También en eso se distingue Ana Lena, aunque arrastra una pena, un
trauma, un pesar, un dolor profundo que intenta extirpar mecanizando su corazón
y sumergiéndose/ahogándose en el trabajo, su protagonista, esa maravillosa
creación que es Gracia San Sebastián prescinde de ciertos lastres (en el
sentido de que se dirían imprescindibles) de tantos personajes de este tipo: “Devoro
novela negra, de intriga, policial, como se quiera llamarla, desde siempre,
eran los libros que había en casa, jajaja; me llamaba muchísimo la atención que,
quitando a Agatha Christie, al menos en lo que pude leer en aquel momento,
todos eran tíos solitarios que desayunaban con vodka o whisky, que buscaban
bulla por la noche y despertaban resacosos en su despacho buscando café. Para
empezar, me faltaban mujeres, ahora por fortuna hay donde escoger, aunque
muchas repiten en gran medida el patrón masculino y yo quería que mi
investigadora fuese digamos normal, con una vida convencional, por eso la hice investigadora
de fraudes y he introducido el personaje de Rafa [un comisario], para
que puedan llegar nuevos crímenes, ¡no se le pude morir todo el vecindario a
ella!
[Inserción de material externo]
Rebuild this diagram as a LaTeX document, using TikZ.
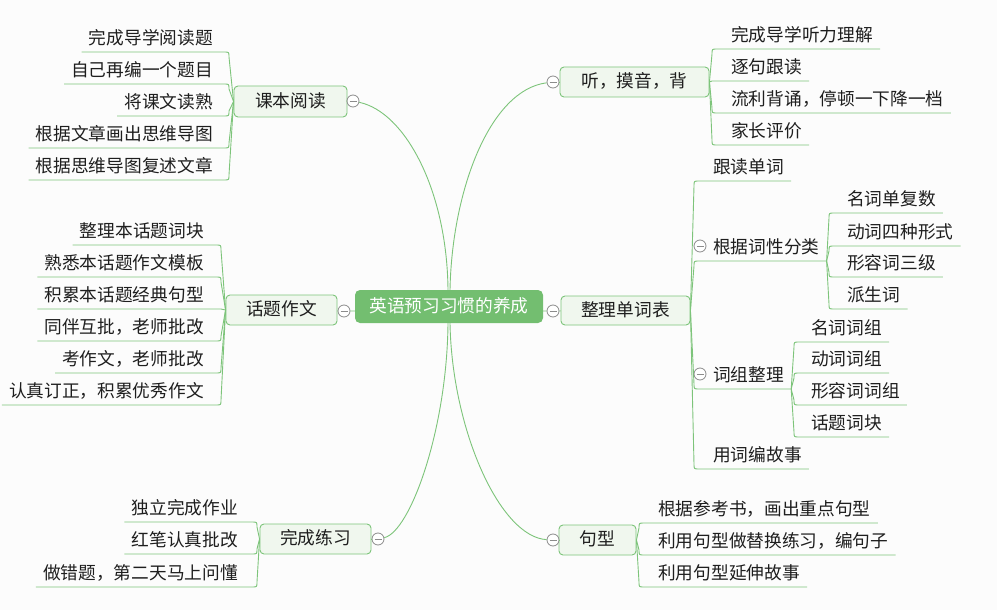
\documentclass[tikz,border=0pt]{standalone}
\usepackage{fontspec}
\setmainfont{Noto Sans CJK SC}
\usetikzlibrary{calc}
\definecolor{lg}{HTML}{7DC47A}
\definecolor{rootfill}{HTML}{73BE70}
\definecolor{boxfill}{HTML}{F0F7EE}
\definecolor{bgc}{HTML}{FCFCFC}
\definecolor{txt}{HTML}{1E1E1E}
\definecolor{cgray}{HTML}{8C8C8C}
\tikzset{
  br/.style={draw=lg, line width=0.9pt},
  topic/.style={draw=lg, fill=boxfill, rounded corners=4pt, line width=0.9pt, text=txt,
    inner sep=0pt, text height=1.2em, text depth=0.04em, align=center},
  rootbox/.style={fill=rootfill, rounded corners=5pt, text=white,
    inner sep=0pt, text height=1.2em, text depth=0.04em, align=center},
  leaf/.style={text=txt, inner xsep=7pt, inner ysep=7pt, text depth=0pt},
  leafL/.style={leaf, anchor=south east},
  leafR/.style={leaf, anchor=south west},
  circ/.style={circle, draw=cgray, fill=white, line width=0.8pt, minimum size=12pt, inner sep=0pt,
    path picture={\draw[cgray, line width=0.8pt] ([xshift=-3.5pt]path picture bounding box.center) -- ([xshift=3.5pt]path picture bounding box.center);}}
}
% #1 parent point, #2 corner x, #3 underline y, #4 dir, #5 name, #6 node x, #7 text
\newcommand\kidL[7]{%
  \node[leafL] (#5) at (#6,#3) {#7};
  \draw[br] (#1) -- (#2,{#3-5*(#4)}) .. controls (#2,#3) .. ({#2-5},#3) -- (#5.south west);
}
\newcommand\kidR[7]{%
  \node[leafR] (#5) at (#6,#3) {#7};
  \draw[br] (#1) -- (#2,{#3-5*(#4)}) .. controls (#2,#3) .. ({#2+5},#3) -- (#5.south east);
}
\begin{document}
\begin{tikzpicture}[x=1pt,y=-1pt,font=\fontsize{17.7}{20}\selectfont]
\useasboundingbox (0,0) rectangle (997,610);
\fill[bgc] (0,0) rectangle (997,610);

% main nodes
\node[rootbox, minimum width=188pt, minimum height=33pt] (root) at (449,306.5) {英语预习习惯的养成};
\node[topic, minimum width=113pt, minimum height=31pt] (b1) at (290.5,101.5) {课本阅读};
\node[topic, minimum width=149pt, minimum height=30pt] (b2) at (634.5,82) {听，摸音，背};
\node[topic, minimum width=111pt, minimum height=30pt] (b3) at (281.5,310) {话题作文};
\node[topic, minimum width=129pt, minimum height=29pt] (b4) at (625.5,310.5) {整理单词表};
\node[topic, minimum width=111pt, minimum height=30pt] (b5) at (315.5,539) {完成练习};
\node[topic, minimum width=77pt, minimum height=30pt] (b6) at (597.5,540) {句型};

% collapse circles
\node[circ] (c1) at (353,101) {};
\node[circ] (c2) at (553,82) {};
\node[circ] (c3) at (344,311) {};
\node[circ] (c4) at (553,311) {};
\node[circ] (c5) at (378,539) {};
\node[circ] (c6) at (553,540) {};

% main connectors
\draw[br] (b1) -- (c1);
\draw[br] ([xshift=-1pt]root.north) .. controls (447,190) and (405,112) .. (c1);
\draw[br] (b2) -- (c2);
\draw[br] ([xshift=1pt]root.north) .. controls (452,190) and (490,90) .. (c2);
\draw[br] (b3) -- (c3) -- (c3 -| root.west);
\draw[br] (root.east |- c4) -- (c4) -- (b4);
\draw[br] (b5) -- (c5);
\draw[br] ([xshift=-1pt]root.south) .. controls (447,430) and (410,532) .. (c5);
\draw[br] (b6) -- (c6);
\draw[br] ([xshift=1pt]root.south) .. controls (452,430) and (500,537) .. (c6);

% 课本阅读
\kidL{b1.west}{229}{52}{-1}{k1a}{220}{完成导学阅读题}
\kidL{b1.west}{229}{84}{-1}{k1b}{220}{自己再编一个题目}
\kidL{b1.west}{229}{116}{1}{k1c}{220}{将课文读熟}
\kidL{b1.west}{229}{148}{1}{k1d}{220}{根据文章画出思维导图}
\kidL{b1.west}{229}{180}{1}{k1e}{220}{根据思维导图复述文章}

% 话题作文
\kidL{b3.west}{221}{245}{-1}{k3a}{211}{整理本话题词块}
\kidL{b3.west}{221}{277}{-1}{k3b}{211}{熟悉本话题作文模板}
\kidL{b3.west}{221}{309}{0}{k3c}{211}{积累本话题经典句型}
\kidL{b3.west}{221}{341}{1}{k3d}{211}{同伴互批，老师批改}
\kidL{b3.west}{221}{373}{1}{k3e}{211}{考作文，老师批改}
\kidL{b3.west}{221}{405}{1}{k3f}{211}{认真订正，积累优秀作文}

% 完成练习
\kidL{b5.west}{257}{522}{-1}{k5a}{245}{独立完成作业}
\kidL{b5.west}{257}{554}{1}{k5b}{245}{红笔认真批改}
\kidL{b5.west}{257}{587}{1}{k5c}{245}{做错题，第二天马上问懂}

% 听，摸音，背
\kidR{b2.east}{712}{49}{-1}{k2a}{724}{完成导学听力理解}
\kidR{b2.east}{712}{81}{0}{k2b}{724}{逐句跟读}
\kidR{b2.east}{712}{113}{1}{k2c}{724}{流利背诵，停顿一下降一档}
\kidR{b2.east}{712}{145}{1}{k2d}{724}{家长评价}

% 整理单词表
\kidR{b4.east}{694}{181}{-1}{k4a}{706}{跟读单词}
\kidR{b4.east}{694}{261}{-1}{k4b}{706}{根据词性分类}
\kidR{b4.east}{694}{389}{1}{k4c}{706}{词组整理}
\kidR{b4.east}{694}{469}{1}{k4d}{706}{用词编故事}
\node[circ] (c7) at (700,246) {};
\node[circ] (c8) at (700,374) {};

\kidR{k4b.south east}{829}{213}{-1}{k4ba}{840}{名词单复数}
\kidR{k4b.south east}{829}{246}{-1}{k4bb}{840}{动词四种形式}
\kidR{k4b.south east}{829}{277}{1}{k4bc}{840}{形容词三级}
\kidR{k4b.south east}{829}{309}{1}{k4bd}{840}{派生词}

\kidR{k4c.south east}{794}{342}{-1}{k4ca}{804}{名词词组}
\kidR{k4c.south east}{794}{373}{-1}{k4cb}{804}{动词词组}
\kidR{k4c.south east}{794}{405}{1}{k4cc}{804}{形容词词组}
\kidR{k4c.south east}{794}{437}{1}{k4cd}{804}{话题词块}

% 句型
\kidR{b6.east}{639}{523}{-1}{k6a}{651}{根据参考书，画出重点句型}
\kidR{b6.east}{639}{555}{1}{k6b}{651}{利用句型做替换练习，编句子}
\kidR{b6.east}{639}{587}{1}{k6c}{651}{利用句型延伸故事}
\end{tikzpicture}
\end{document}
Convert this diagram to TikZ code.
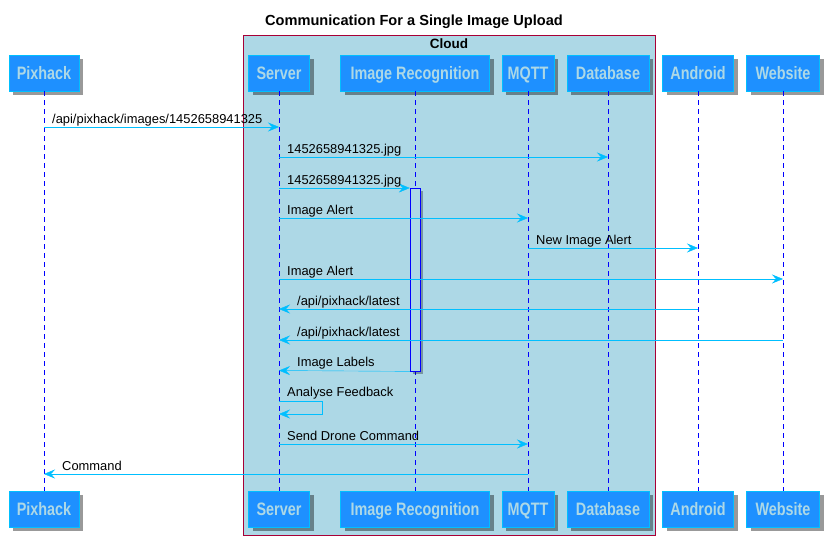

E incluso, en ese sentido, es alguien que tiene dos niñas estupendas, su perro
es como un peluche y Geni, su mujer, es alguien muy terrenal, jajaja”. Sí,
han leído bien, Gracia es investigadora pero de fraudes a la Seguridad Social,
es decir, tiene la mente estructurada para rastrear el origen del delito, para detectarlo
y probarlo, pero en lo que a crímenes se refiere es una novata, una aficionada,
alguien ajeno (como el resto de peculiares ayudantes de que se rodea, riqueza
de personajes que, a buen seguro, va a seguir provocando muchas alegrías y
sorpresas), lo que contribuye a la veracidad que no nos cansaremos de alabar: “Me
ha sido fácil escribir sobre una investigadora de este tipo porque mi trabajo
durante veinte años ha estado vinculado al mundo de las finanzas y me manejo
mucho mejor en ese ámbito, el de los fraudes”. Por lo tanto, de un modo u otro,
regresamos a un escenario que entronca directamente con el género negro, hay
muchos y rebosantes vasos comunicantes, entretenernos o perder el tiempo en
discusiones bizantinas sobre cuál es la naturaleza de algo supone reducirlo a
su mínima expresión y perder de vista el conjunto, el resultado, en este caso
una magnífica novela que va a tener continuidad, pero no al modo que tanto se
ha estandarizado y pocas veces se justifica: “No es una trilogía ni nada por
el estilo: es una serie como las de toda la vida que me apetece seguir
escribiendo mientras me salga, en parte porque no sé cómo va a evolucionar el
personaje y tengo mucha curiosidad por irlo descubriendo”. ¿Hay que decir
que esperamos impacientes nuevas entregas?